Exercise requirements
Your task is to count the lines of the entries below that include the word "this" and to give only the resulting number.

Records for the task
______

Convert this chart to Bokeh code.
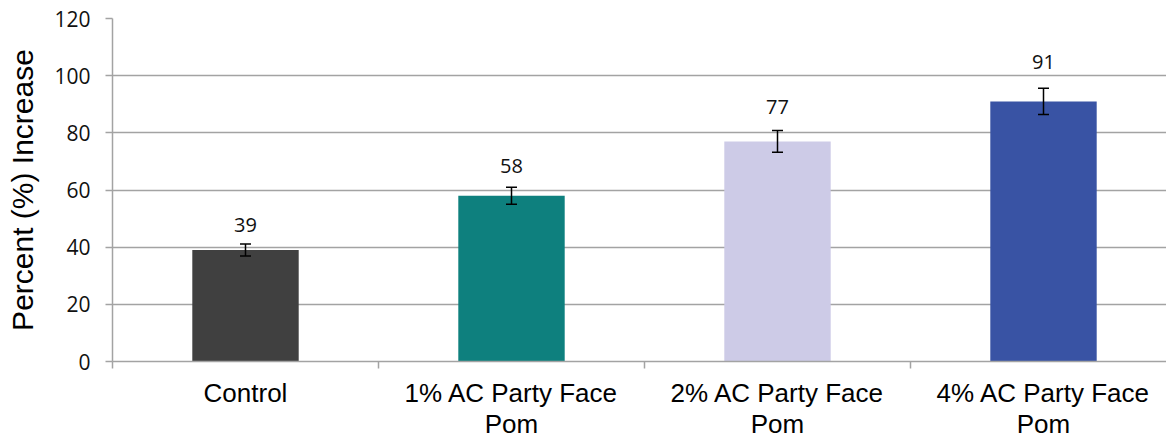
from bokeh.plotting import figure
from bokeh.models import ColumnDataSource, Range1d, FixedTicker, Whisker, TeeHead, LabelSet
from bokeh.core.properties import value
from bokeh.embed import file_html
from bokeh.resources import INLINE

categories = ["Control", "1% AC Party Face\nPom", "2% AC Party Face\nPom", "4% AC Party Face\nPom"]
values = [39, 58, 77, 91]
errors = [2.1, 3.0, 3.8, 4.6]
colors = ["#404040", "#0e807e", "#cdcbe7", "#3953a4"]
y_ticks = [0, 20, 40, 60, 80, 100, 120]

pos = [i + 0.5 for i in range(len(categories))]
src = ColumnDataSource(dict(
    x=pos, top=values, color=colors,
    upper=[v + e for v, e in zip(values, errors)],
    lower=[v - e for v, e in zip(values, errors)],
    label_y=[v + 2 * e for v, e in zip(values, errors)],
    label=[str(v) for v in values],
))

W, H = 1166, 443
left, top_b, bottom_b = 112, 18, 82
frame_w = W - left
cat_px = 266.0

p = figure(width=W, height=H, output_backend="svg", toolbar_location=None,
           x_range=Range1d(0, frame_w / cat_px), y_range=Range1d(0, 120),
           min_border_left=left, min_border_right=0, min_border_top=top_b,
           min_border_bottom=bottom_b)
p.outline_line_color = None
p.background_fill_color = "white"
p.border_fill_color = "white"

p.vbar(x="x", top="top", width=0.4, bottom=0, color="color", line_color=None, source=src)

w = Whisker(source=src, base="x", upper="upper", lower="lower", level="overlay",
            line_color="black", line_width=1.5,
            upper_head=TeeHead(size=11, line_color="black", line_width=1.5),
            lower_head=TeeHead(size=11, line_color="black", line_width=1.5))
p.add_layout(w)

labels = LabelSet(x="x", y="label_y", text="label", source=src, level="overlay",
                  text_align="center", text_baseline="alphabetic", y_offset=6,
                  text_font=value("Open Sans"), text_font_size="20px", text_color="#111111")
p.add_layout(labels)

# grids
p.xgrid.grid_line_color = None
p.ygrid.ticker = FixedTicker(ticks=y_ticks)
p.ygrid.grid_line_color = "#a3a3a3"
p.ygrid.grid_line_width = 1.5

# y axis
ya = p.yaxis[0]
ya.ticker = FixedTicker(ticks=y_ticks)
ya.axis_label = "Percent (%) Increase"
ya.axis_label_text_font = "Liberation Sans"
ya.axis_label_text_font_size = "30px"
ya.axis_label_text_font_style = "normal"
ya.axis_label_text_color = "black"
ya.axis_label_standoff = 12
ya.major_label_text_font = "Open Sans"
ya.major_label_text_font_size = "21px"
ya.major_label_text_color = "#111111"
ya.major_label_standoff = 15
ya.axis_line_color = "#a3a3a3"
ya.axis_line_width = 1.5
ya.major_tick_line_color = "#a3a3a3"
ya.major_tick_line_width = 1.5
ya.major_tick_out = 7
ya.major_tick_in = 0
ya.minor_tick_line_color = None

# x axis
xa = p.xaxis[0]
xa.ticker = FixedTicker(ticks=pos, minor_ticks=[0, 1, 2, 3, 4])
xa.major_label_overrides = {pp: c for pp, c in zip(pos, categories)}
xa.major_label_text_font = "Liberation Sans"
xa.major_label_text_font_size = "26px"
xa.major_label_text_line_height = 1.05
xa.major_label_text_color = "black"
xa.major_label_standoff = 9
xa.axis_line_color = "#a3a3a3"
xa.axis_line_width = 1.5
xa.major_tick_line_color = None
xa.major_tick_out = 0
xa.major_tick_in = 0
xa.minor_tick_line_color = "#a3a3a3"
xa.minor_tick_line_width = 1.5
xa.minor_tick_out = 7
xa.minor_tick_in = 0

open("out.html", "w").write(file_html(p, INLINE))
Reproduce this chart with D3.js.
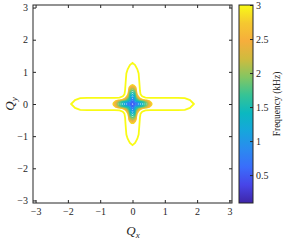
<!DOCTYPE html>
<html>
<head>
<meta charset="utf-8">
<script src="https://cdn.jsdelivr.net/npm/d3@7"></script>
<style>
  body { margin: 0; background: #fff; }
  text { font-family: "Liberation Serif", "Times New Roman", serif; fill: #262626; }
</style>
</head>
<body>
<div id="app"></div>
<script>
// axis ticks
const xTicks = [-3, -2, -1, 0, 1, 2, 3];
const yTicks = [-3, -2, -1, 0, 1, 2, 3];
const cbTicks = [0.5, 1, 1.5, 2, 2.5, 3];

// outer contour (3 kHz), first quadrant, [Qx, Qy]
const outerLevel = 3;
const outerQuad = [
  [1.9, 0], [1.78, 0.12], [1.62, 0.18], [1.4, 0.19], [0.9, 0.19], [0.55, 0.19],
  [0.4, 0.2], [0.3, 0.24], [0.25, 0.3], [0.23, 0.42], [0.21, 0.7], [0.19, 0.95],
  [0.15, 1.08], [0.08, 1.21], [0, 1.28]
];

// inner star contours: level and arm reach (Q units)
const innerLevels = [2.85, 2.7, 2.5, 2.3, 2.05, 1.8, 1.55, 1.3, 1.05, 0.8, 0.55];
const innerReach = [0.6, 0.575, 0.545, 0.51, 0.47, 0.42, 0.36, 0.29, 0.22, 0.15, 0.08];
// normalised star outline, first quadrant
const starQuad = [
  [1, 0], [0.88, 0.15], [0.7, 0.19], [0.5, 0.23], [0.37, 0.31],
  [0.31, 0.37], [0.23, 0.5], [0.19, 0.7], [0.15, 0.88], [0, 1]
];

const cbDomain = [0.09, 3];

// parula-like colormap
const parulaStops = ["#3e26a8", "#4745e8", "#3a6dfb", "#2a8bef", "#16a6dc", "#0bb8c0",
  "#36c395", "#84c662", "#cfbb3e", "#f6ae3c", "#f5c830", "#f9fb15"];
const parula = d3.scaleLinear()
  .domain(d3.range(parulaStops.length).map(i => i / (parulaStops.length - 1)))
  .range(parulaStops)
  .interpolate(d3.interpolateRgb);
const colorOf = v => parula((v - cbDomain[0]) / (cbDomain[1] - cbDomain[0]));

function mirror(q) {
  const a = q.map(p => [p[0], p[1]]);
  const b = q.slice(0, -1).reverse().map(p => [-p[0], p[1]]);
  const c = q.slice(1).map(p => [-p[0], -p[1]]);
  const d = q.slice(1, -1).reverse().map(p => [p[0], -p[1]]);
  return a.concat(b, c, d);
}

const W = 287, H = 240;
const svg = d3.select("#app").append("svg")
  .attr("width", W).attr("height", H);

const x = d3.scaleLinear().domain([-3.08, 3.08]).range([33, 232]);
const y = d3.scaleLinear().domain([-3.08, 3.08]).range([203, 5]);

const line = d3.line().x(d => x(d[0])).y(d => y(d[1])).curve(d3.curveLinearClosed);

const plot = svg.append("g");

plot.append("path")
  .datum(mirror(outerQuad))
  .attr("d", line)
  .attr("fill", "none")
  .attr("stroke", colorOf(outerLevel))
  .attr("stroke-width", 1.8);

const starLine = d3.line().x(d => x(d[0])).y(d => y(d[1])).curve(d3.curveCatmullRomClosed);
plot.selectAll("path.inner")
  .data(innerLevels.map((v, i) => ({ v, r: innerReach[i] })))
  .enter().append("path")
  .attr("class", "inner")
  .attr("d", d => starLine(mirror(starQuad).map(p => [p[0] * d.r, p[1] * d.r])))
  .attr("fill", "none")
  .attr("stroke", d => colorOf(d.v))
  .attr("stroke-width", 1.6);

// axes
const fmt = d3.format("~g");
svg.append("g").attr("transform", "translate(0,203)")
  .call(d3.axisBottom(x).tickValues(xTicks).tickFormat(fmt).tickSizeInner(-3).tickSizeOuter(0).tickPadding(5));
svg.append("g").attr("transform", "translate(0,5)")
  .call(d3.axisTop(x).tickValues(xTicks).tickFormat("").tickSizeInner(-3).tickSizeOuter(0));
svg.append("g").attr("transform", "translate(33,0)")
  .call(d3.axisLeft(y).tickValues(yTicks).tickFormat(fmt).tickSizeInner(-3).tickSizeOuter(0).tickPadding(5));
svg.append("g").attr("transform", "translate(232,0)")
  .call(d3.axisRight(y).tickValues(yTicks).tickFormat("").tickSizeInner(-3).tickSizeOuter(0));

svg.selectAll(".domain").remove();
svg.selectAll(".tick line").attr("stroke", "#262626");
svg.selectAll(".tick text").style("font-size", "10px").attr("fill", "#262626");

svg.append("rect")
  .attr("x", 33).attr("y", 5).attr("width", 199).attr("height", 198)
  .attr("fill", "none").attr("stroke", "#262626").attr("stroke-width", 1);

// axis labels
const xl = svg.append("text").attr("x", 133).attr("y", 235)
  .attr("text-anchor", "middle").style("font-size", "13px").style("font-style", "italic");
xl.append("tspan").text("Q");
xl.append("tspan").text("x").attr("dy", 3).style("font-size", "9px");

const yl = svg.append("text").attr("transform", "translate(14,104) rotate(-90)")
  .attr("text-anchor", "middle").style("font-size", "13px").style("font-style", "italic");
yl.append("tspan").text("Q");
yl.append("tspan").text("y").attr("dy", 3).style("font-size", "9px");

// colorbar
const cb = d3.scaleLinear().domain(cbDomain).range([203, 5]);
const defs = svg.append("defs");
const grad = defs.append("linearGradient").attr("id", "cbgrad")
  .attr("x1", 0).attr("y1", 1).attr("x2", 0).attr("y2", 0);
grad.selectAll("stop").data(parulaStops).enter().append("stop")
  .attr("offset", (d, i) => i / (parulaStops.length - 1))
  .attr("stop-color", d => d);

svg.append("rect")
  .attr("x", 239).attr("y", 5).attr("width", 14).attr("height", 198)
  .attr("fill", "url(#cbgrad)");

const cbAxis = svg.append("g").attr("transform", "translate(253,0)")
  .call(d3.axisRight(cb).tickValues(cbTicks).tickFormat(fmt).tickSizeInner(-3).tickSizeOuter(0).tickPadding(3));
cbAxis.select(".domain").remove();
cbAxis.selectAll(".tick line").attr("stroke", "#262626");
cbAxis.selectAll(".tick text").style("font-size", "10px").attr("fill", "#262626");

svg.append("rect")
  .attr("x", 239).attr("y", 5).attr("width", 14).attr("height", 198)
  .attr("fill", "none").attr("stroke", "#262626").attr("stroke-width", 1);

svg.append("text").attr("transform", "translate(280,104) rotate(-90)")
  .attr("text-anchor", "middle").style("font-size", "9.5px")
  .text("Frequency (kHz)");
</script>
</body>
</html>
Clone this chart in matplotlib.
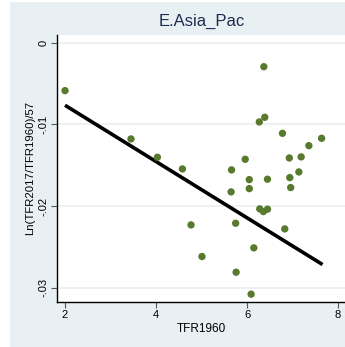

______

Completed task
3